Stored data:
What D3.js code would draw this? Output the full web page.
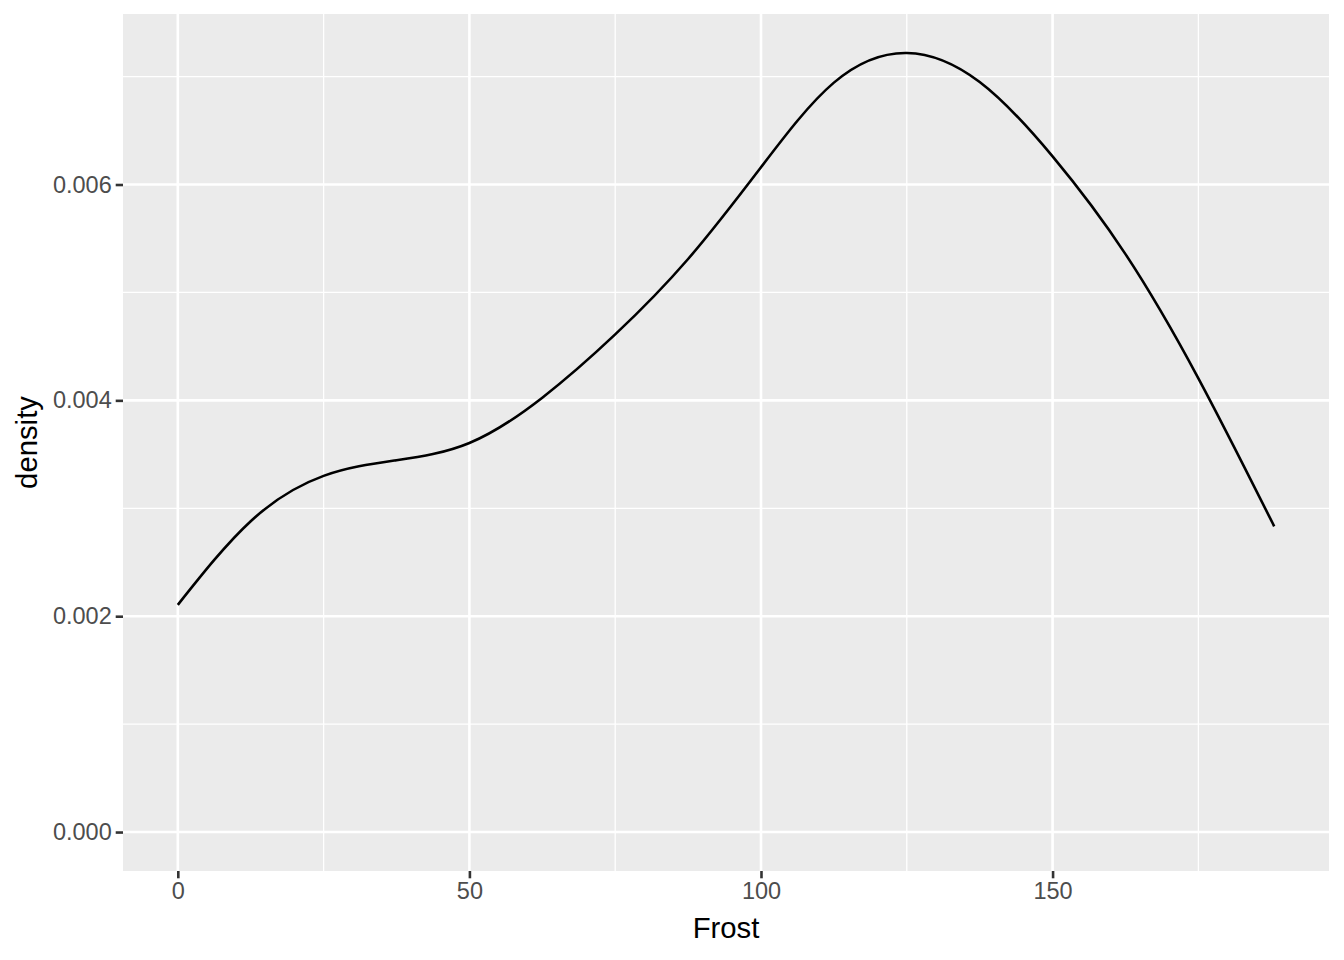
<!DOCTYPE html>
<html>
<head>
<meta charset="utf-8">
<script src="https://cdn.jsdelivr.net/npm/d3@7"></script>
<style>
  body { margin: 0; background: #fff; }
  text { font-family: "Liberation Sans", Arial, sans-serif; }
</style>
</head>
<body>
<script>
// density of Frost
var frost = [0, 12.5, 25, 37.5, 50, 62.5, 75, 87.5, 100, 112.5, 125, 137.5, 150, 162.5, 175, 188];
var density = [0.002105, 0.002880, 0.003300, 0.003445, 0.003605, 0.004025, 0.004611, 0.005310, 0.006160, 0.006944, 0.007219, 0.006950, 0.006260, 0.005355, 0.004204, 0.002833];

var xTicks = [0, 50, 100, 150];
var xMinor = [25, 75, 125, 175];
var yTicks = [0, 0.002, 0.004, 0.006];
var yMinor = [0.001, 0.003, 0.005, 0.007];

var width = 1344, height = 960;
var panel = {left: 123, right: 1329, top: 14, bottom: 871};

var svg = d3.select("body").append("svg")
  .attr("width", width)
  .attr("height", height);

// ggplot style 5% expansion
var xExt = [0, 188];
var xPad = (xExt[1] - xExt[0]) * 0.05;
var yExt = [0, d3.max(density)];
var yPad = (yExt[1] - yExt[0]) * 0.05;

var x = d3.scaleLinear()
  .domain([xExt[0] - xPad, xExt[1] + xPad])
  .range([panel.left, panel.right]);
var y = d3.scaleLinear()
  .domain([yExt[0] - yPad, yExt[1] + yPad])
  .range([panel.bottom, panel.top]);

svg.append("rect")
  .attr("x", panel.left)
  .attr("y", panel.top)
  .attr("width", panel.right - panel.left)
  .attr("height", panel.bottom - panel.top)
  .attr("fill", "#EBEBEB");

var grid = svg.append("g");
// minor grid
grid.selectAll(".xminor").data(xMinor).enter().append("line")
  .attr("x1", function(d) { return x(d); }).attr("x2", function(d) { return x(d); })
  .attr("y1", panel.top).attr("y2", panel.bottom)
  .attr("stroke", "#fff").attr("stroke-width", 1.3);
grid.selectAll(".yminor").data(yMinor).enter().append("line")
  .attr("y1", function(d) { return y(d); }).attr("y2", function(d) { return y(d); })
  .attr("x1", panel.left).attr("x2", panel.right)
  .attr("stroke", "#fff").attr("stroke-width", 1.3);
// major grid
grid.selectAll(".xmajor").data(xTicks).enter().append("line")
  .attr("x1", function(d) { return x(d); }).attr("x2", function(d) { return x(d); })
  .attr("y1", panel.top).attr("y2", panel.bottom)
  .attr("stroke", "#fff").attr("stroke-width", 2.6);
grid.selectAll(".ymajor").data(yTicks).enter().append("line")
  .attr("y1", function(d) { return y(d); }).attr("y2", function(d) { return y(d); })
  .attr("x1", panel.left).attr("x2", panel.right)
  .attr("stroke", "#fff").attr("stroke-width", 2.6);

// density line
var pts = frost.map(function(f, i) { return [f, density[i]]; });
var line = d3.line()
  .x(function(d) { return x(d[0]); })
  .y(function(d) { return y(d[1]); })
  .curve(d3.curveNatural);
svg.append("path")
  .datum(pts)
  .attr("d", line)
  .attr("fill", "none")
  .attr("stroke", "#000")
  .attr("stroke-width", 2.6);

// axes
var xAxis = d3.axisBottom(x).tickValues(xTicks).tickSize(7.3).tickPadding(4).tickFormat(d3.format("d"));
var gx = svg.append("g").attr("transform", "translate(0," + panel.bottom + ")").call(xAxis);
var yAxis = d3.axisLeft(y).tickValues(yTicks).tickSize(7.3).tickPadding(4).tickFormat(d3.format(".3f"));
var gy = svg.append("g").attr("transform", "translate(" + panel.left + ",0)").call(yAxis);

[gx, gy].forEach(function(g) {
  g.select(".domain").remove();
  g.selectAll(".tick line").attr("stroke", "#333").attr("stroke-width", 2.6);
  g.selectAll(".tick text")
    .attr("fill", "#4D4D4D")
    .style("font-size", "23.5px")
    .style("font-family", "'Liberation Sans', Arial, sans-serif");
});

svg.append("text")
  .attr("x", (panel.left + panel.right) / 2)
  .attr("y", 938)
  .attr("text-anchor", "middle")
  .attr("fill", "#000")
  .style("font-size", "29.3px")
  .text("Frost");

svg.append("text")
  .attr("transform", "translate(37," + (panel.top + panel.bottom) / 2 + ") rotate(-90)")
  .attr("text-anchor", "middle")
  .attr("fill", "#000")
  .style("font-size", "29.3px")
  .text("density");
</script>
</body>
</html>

Stated problem: Repeat the listing above exactly, with no pictures.

The completed task:
What D3.js code would draw this? Output the full web page.
<!DOCTYPE html>
<html>
<head>
<meta charset="utf-8">
<script src="https://cdn.jsdelivr.net/npm/d3@7"></script>
<style>
  body { margin: 0; background: #fff; }
  text { font-family: "Liberation Sans", Arial, sans-serif; }
</style>
</head>
<body>
<script>
// density of Frost
var frost = [0, 12.5, 25, 37.5, 50, 62.5, 75, 87.5, 100, 112.5, 125, 137.5, 150, 162.5, 175, 188];
var density = [0.002105, 0.002880, 0.003300, 0.003445, 0.003605, 0.004025, 0.004611, 0.005310, 0.006160, 0.006944, 0.007219, 0.006950, 0.006260, 0.005355, 0.004204, 0.002833];

var xTicks = [0, 50, 100, 150];
var xMinor = [25, 75, 125, 175];
var yTicks = [0, 0.002, 0.004, 0.006];
var yMinor = [0.001, 0.003, 0.005, 0.007];

var width = 1344, height = 960;
var panel = {left: 123, right: 1329, top: 14, bottom: 871};

var svg = d3.select("body").append("svg")
  .attr("width", width)
  .attr("height", height);

// ggplot style 5% expansion
var xExt = [0, 188];
var xPad = (xExt[1] - xExt[0]) * 0.05;
var yExt = [0, d3.max(density)];
var yPad = (yExt[1] - yExt[0]) * 0.05;

var x = d3.scaleLinear()
  .domain([xExt[0] - xPad, xExt[1] + xPad])
  .range([panel.left, panel.right]);
var y = d3.scaleLinear()
  .domain([yExt[0] - yPad, yExt[1] + yPad])
  .range([panel.bottom, panel.top]);

svg.append("rect")
  .attr("x", panel.left)
  .attr("y", panel.top)
  .attr("width", panel.right - panel.left)
  .attr("height", panel.bottom - panel.top)
  .attr("fill", "#EBEBEB");

var grid = svg.append("g");
// minor grid
grid.selectAll(".xminor").data(xMinor).enter().append("line")
  .attr("x1", function(d) { return x(d); }).attr("x2", function(d) { return x(d); })
  .attr("y1", panel.top).attr("y2", panel.bottom)
  .attr("stroke", "#fff").attr("stroke-width", 1.3);
grid.selectAll(".yminor").data(yMinor).enter().append("line")
  .attr("y1", function(d) { return y(d); }).attr("y2", function(d) { return y(d); })
  .attr("x1", panel.left).attr("x2", panel.right)
  .attr("stroke", "#fff").attr("stroke-width", 1.3);
// major grid
grid.selectAll(".xmajor").data(xTicks).enter().append("line")
  .attr("x1", function(d) { return x(d); }).attr("x2", function(d) { return x(d); })
  .attr("y1", panel.top).attr("y2", panel.bottom)
  .attr("stroke", "#fff").attr("stroke-width", 2.6);
grid.selectAll(".ymajor").data(yTicks).enter().append("line")
  .attr("y1", function(d) { return y(d); }).attr("y2", function(d) { return y(d); })
  .attr("x1", panel.left).attr("x2", panel.right)
  .attr("stroke", "#fff").attr("stroke-width", 2.6);

// density line
var pts = frost.map(function(f, i) { return [f, density[i]]; });
var line = d3.line()
  .x(function(d) { return x(d[0]); })
  .y(function(d) { return y(d[1]); })
  .curve(d3.curveNatural);
svg.append("path")
  .datum(pts)
  .attr("d", line)
  .attr("fill", "none")
  .attr("stroke", "#000")
  .attr("stroke-width", 2.6);

// axes
var xAxis = d3.axisBottom(x).tickValues(xTicks).tickSize(7.3).tickPadding(4).tickFormat(d3.format("d"));
var gx = svg.append("g").attr("transform", "translate(0," + panel.bottom + ")").call(xAxis);
var yAxis = d3.axisLeft(y).tickValues(yTicks).tickSize(7.3).tickPadding(4).tickFormat(d3.format(".3f"));
var gy = svg.append("g").attr("transform", "translate(" + panel.left + ",0)").call(yAxis);

[gx, gy].forEach(function(g) {
  g.select(".domain").remove();
  g.selectAll(".tick line").attr("stroke", "#333").attr("stroke-width", 2.6);
  g.selectAll(".tick text")
    .attr("fill", "#4D4D4D")
    .style("font-size", "23.5px")
    .style("font-family", "'Liberation Sans', Arial, sans-serif");
});

svg.append("text")
  .attr("x", (panel.left + panel.right) / 2)
  .attr("y", 938)
  .attr("text-anchor", "middle")
  .attr("fill", "#000")
  .style("font-size", "29.3px")
  .text("Frost");

svg.append("text")
  .attr("transform", "translate(37," + (panel.top + panel.bottom) / 2 + ") rotate(-90)")
  .attr("text-anchor", "middle")
  .attr("fill", "#000")
  .style("font-size", "29.3px")
  .text("density");
</script>
</body>
</html>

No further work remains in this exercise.